> THE EXERCISE
Which lines come from the start of the records through the line that holds "var yTicks = [0, 100, 200, 300, 400, 500, 600, 700];"? Write them out word for word.

-- Begin DATASET --

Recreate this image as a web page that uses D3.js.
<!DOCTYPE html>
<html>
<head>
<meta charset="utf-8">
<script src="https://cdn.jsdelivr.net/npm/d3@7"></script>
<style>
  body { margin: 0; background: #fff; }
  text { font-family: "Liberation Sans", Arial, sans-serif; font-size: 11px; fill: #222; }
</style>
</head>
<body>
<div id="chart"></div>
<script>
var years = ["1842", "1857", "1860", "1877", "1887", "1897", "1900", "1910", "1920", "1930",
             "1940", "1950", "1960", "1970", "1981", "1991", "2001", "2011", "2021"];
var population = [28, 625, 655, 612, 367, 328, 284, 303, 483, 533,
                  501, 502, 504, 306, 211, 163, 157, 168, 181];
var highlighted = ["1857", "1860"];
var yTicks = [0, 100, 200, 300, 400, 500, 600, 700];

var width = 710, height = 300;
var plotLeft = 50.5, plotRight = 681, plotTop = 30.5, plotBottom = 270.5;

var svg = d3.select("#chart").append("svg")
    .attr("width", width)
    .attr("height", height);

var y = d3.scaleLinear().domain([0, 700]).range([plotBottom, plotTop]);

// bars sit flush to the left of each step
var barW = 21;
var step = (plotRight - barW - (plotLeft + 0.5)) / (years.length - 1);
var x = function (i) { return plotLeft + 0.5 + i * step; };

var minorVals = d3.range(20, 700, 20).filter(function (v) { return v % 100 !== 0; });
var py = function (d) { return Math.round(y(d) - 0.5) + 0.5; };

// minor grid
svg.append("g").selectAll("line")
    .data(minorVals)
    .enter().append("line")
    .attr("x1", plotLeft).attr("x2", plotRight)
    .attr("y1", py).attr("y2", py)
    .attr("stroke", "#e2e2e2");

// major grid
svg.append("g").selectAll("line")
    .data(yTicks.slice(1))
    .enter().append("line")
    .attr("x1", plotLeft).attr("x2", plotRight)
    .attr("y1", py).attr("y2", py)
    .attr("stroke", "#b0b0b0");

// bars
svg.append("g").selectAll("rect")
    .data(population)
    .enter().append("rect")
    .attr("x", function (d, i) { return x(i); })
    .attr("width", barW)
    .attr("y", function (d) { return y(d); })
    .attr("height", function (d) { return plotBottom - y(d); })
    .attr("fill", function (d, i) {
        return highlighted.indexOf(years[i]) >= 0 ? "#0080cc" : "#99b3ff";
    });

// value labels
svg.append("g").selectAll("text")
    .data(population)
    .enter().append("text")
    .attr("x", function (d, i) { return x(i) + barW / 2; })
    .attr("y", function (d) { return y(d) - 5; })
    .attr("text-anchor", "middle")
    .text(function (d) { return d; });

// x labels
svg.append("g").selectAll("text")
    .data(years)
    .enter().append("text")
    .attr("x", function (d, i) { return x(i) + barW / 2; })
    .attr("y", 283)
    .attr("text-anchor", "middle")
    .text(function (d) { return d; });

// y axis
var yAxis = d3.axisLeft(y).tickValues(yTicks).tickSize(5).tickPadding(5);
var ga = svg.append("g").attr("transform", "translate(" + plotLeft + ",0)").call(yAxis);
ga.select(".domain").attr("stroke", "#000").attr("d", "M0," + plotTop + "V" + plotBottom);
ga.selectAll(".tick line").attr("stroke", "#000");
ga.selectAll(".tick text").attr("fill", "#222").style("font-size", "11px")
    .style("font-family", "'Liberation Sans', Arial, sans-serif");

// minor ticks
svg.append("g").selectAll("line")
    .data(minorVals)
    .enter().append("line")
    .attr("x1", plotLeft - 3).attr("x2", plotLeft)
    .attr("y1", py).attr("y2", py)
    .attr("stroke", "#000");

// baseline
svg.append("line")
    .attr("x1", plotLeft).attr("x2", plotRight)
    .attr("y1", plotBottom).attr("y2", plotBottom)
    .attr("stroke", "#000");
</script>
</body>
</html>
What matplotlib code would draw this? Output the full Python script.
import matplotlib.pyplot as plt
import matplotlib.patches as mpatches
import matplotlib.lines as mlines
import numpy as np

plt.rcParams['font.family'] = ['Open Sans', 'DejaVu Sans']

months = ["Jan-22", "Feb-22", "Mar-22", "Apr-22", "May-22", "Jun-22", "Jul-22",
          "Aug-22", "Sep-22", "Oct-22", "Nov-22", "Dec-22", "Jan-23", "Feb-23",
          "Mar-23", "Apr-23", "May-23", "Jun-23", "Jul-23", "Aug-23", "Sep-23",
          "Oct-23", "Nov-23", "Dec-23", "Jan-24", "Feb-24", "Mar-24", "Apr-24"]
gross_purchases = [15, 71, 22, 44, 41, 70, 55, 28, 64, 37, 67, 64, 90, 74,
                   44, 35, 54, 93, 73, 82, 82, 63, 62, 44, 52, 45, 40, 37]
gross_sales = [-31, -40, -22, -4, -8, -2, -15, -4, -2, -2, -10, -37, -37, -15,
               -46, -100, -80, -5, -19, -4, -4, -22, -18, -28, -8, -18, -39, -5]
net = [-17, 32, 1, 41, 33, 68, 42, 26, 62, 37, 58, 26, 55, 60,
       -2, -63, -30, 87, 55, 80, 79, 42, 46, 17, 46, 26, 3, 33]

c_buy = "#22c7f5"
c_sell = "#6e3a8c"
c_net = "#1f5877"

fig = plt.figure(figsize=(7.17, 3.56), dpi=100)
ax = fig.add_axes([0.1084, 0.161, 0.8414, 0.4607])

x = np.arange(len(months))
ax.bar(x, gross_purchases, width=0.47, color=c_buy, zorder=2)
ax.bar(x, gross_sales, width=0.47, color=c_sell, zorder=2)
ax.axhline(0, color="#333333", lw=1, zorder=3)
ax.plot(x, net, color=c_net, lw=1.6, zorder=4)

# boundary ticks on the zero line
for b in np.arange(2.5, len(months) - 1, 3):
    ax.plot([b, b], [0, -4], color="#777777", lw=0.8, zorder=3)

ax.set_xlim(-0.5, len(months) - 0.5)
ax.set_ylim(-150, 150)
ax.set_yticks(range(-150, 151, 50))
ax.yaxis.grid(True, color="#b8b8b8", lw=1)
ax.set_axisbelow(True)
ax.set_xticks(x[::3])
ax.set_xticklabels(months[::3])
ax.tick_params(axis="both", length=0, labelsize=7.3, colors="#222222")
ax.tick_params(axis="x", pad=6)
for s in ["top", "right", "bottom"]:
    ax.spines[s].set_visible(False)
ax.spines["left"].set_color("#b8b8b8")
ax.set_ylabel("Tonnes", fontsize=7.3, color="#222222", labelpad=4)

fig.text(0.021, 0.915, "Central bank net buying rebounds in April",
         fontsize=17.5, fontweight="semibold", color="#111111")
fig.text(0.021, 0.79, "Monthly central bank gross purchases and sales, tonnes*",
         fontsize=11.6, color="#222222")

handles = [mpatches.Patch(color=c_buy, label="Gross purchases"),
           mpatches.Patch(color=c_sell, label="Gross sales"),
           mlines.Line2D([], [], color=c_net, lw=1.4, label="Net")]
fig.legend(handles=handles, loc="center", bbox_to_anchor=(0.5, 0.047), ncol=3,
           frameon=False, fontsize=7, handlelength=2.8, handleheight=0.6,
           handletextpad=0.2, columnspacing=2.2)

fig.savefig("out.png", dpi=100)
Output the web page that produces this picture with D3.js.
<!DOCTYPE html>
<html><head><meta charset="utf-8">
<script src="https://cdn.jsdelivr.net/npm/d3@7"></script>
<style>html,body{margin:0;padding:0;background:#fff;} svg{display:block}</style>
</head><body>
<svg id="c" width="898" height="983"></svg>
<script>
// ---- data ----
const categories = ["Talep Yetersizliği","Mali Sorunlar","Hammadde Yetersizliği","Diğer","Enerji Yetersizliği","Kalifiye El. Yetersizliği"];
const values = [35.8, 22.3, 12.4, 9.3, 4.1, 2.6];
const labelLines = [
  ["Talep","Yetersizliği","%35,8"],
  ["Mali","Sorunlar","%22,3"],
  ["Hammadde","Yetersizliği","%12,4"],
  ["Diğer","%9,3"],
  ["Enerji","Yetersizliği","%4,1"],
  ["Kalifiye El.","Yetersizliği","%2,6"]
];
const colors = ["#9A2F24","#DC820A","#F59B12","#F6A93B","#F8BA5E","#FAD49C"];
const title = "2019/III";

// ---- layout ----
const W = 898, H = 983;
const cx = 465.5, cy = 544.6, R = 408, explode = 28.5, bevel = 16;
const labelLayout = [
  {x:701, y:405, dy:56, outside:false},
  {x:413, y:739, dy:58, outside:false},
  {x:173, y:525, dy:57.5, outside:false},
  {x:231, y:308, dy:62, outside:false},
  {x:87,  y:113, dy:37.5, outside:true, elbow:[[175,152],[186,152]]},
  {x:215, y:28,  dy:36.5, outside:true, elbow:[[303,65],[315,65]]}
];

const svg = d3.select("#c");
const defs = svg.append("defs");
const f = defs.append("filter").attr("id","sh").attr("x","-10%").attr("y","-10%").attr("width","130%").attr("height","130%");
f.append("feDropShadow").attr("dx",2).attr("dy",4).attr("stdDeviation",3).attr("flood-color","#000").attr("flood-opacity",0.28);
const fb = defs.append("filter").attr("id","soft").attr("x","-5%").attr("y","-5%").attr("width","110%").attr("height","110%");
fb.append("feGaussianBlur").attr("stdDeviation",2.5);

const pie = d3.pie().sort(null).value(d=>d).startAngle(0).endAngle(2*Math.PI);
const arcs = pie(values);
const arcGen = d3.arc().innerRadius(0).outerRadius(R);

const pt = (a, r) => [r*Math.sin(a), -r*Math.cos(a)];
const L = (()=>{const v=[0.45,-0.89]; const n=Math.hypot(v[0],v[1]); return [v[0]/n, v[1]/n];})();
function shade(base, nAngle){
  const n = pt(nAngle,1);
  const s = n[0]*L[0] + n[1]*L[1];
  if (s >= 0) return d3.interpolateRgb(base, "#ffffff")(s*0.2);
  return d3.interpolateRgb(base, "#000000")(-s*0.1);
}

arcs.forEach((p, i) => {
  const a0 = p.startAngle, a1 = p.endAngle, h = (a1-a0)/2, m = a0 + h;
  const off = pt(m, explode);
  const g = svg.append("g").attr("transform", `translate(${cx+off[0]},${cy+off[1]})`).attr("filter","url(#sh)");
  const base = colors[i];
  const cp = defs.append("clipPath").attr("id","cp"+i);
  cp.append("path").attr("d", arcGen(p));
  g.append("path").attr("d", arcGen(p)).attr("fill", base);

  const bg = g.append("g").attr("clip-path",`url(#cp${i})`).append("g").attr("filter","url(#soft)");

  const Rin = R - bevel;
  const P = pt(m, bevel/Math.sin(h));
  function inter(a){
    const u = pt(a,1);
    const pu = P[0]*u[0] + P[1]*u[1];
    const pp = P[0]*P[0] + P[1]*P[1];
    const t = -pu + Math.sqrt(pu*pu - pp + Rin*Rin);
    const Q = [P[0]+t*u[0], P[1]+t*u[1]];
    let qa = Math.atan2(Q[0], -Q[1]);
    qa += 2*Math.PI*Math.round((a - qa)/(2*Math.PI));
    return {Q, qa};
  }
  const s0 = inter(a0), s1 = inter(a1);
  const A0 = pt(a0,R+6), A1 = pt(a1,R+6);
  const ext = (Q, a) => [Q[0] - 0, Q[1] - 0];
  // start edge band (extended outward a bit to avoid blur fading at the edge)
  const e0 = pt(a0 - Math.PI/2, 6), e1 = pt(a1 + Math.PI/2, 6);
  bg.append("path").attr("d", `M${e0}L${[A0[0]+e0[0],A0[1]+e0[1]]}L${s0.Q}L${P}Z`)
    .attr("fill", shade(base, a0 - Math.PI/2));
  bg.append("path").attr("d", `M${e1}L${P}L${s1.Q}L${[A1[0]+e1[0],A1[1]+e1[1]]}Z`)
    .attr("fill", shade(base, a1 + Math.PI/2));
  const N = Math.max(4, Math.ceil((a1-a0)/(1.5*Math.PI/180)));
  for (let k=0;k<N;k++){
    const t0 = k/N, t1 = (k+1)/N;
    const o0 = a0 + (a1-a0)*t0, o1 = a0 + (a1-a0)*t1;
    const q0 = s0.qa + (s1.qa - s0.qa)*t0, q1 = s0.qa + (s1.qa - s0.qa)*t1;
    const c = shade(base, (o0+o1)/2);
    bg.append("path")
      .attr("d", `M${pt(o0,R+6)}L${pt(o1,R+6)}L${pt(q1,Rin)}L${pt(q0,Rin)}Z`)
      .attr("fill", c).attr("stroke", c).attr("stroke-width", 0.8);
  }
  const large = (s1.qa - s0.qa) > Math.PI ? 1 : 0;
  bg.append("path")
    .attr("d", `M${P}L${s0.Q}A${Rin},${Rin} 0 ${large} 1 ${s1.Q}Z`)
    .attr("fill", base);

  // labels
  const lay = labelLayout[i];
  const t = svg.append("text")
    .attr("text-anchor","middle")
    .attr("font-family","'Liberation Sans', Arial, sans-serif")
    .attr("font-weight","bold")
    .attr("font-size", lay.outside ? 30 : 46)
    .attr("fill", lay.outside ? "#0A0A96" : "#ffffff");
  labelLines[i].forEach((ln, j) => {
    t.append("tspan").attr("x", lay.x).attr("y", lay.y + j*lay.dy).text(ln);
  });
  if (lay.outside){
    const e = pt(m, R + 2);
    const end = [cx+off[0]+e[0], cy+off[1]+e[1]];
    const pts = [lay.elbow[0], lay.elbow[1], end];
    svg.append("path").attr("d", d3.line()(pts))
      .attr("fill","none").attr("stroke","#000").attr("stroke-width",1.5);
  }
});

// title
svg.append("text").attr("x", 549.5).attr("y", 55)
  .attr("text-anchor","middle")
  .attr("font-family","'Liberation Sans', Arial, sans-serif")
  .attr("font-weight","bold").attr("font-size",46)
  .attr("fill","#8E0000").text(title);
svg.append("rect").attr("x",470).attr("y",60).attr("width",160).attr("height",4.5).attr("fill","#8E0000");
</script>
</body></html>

-- End DATASET --

> EXPECTED ANSWER
Recreate this image as a web page that uses D3.js.
<!DOCTYPE html>
<html>
<head>
<meta charset="utf-8">
<script src="https://cdn.jsdelivr.net/npm/d3@7"></script>
<style>
  body { margin: 0; background: #fff; }
  text { font-family: "Liberation Sans", Arial, sans-serif; font-size: 11px; fill: #222; }
</style>
</head>
<body>
<div id="chart"></div>
<script>
var years = ["1842", "1857", "1860", "1877", "1887", "1897", "1900", "1910", "1920", "1930",
             "1940", "1950", "1960", "1970", "1981", "1991", "2001", "2011", "2021"];
var population = [28, 625, 655, 612, 367, 328, 284, 303, 483, 533,
                  501, 502, 504, 306, 211, 163, 157, 168, 181];
var highlighted = ["1857", "1860"];
var yTicks = [0, 100, 200, 300, 400, 500, 600, 700];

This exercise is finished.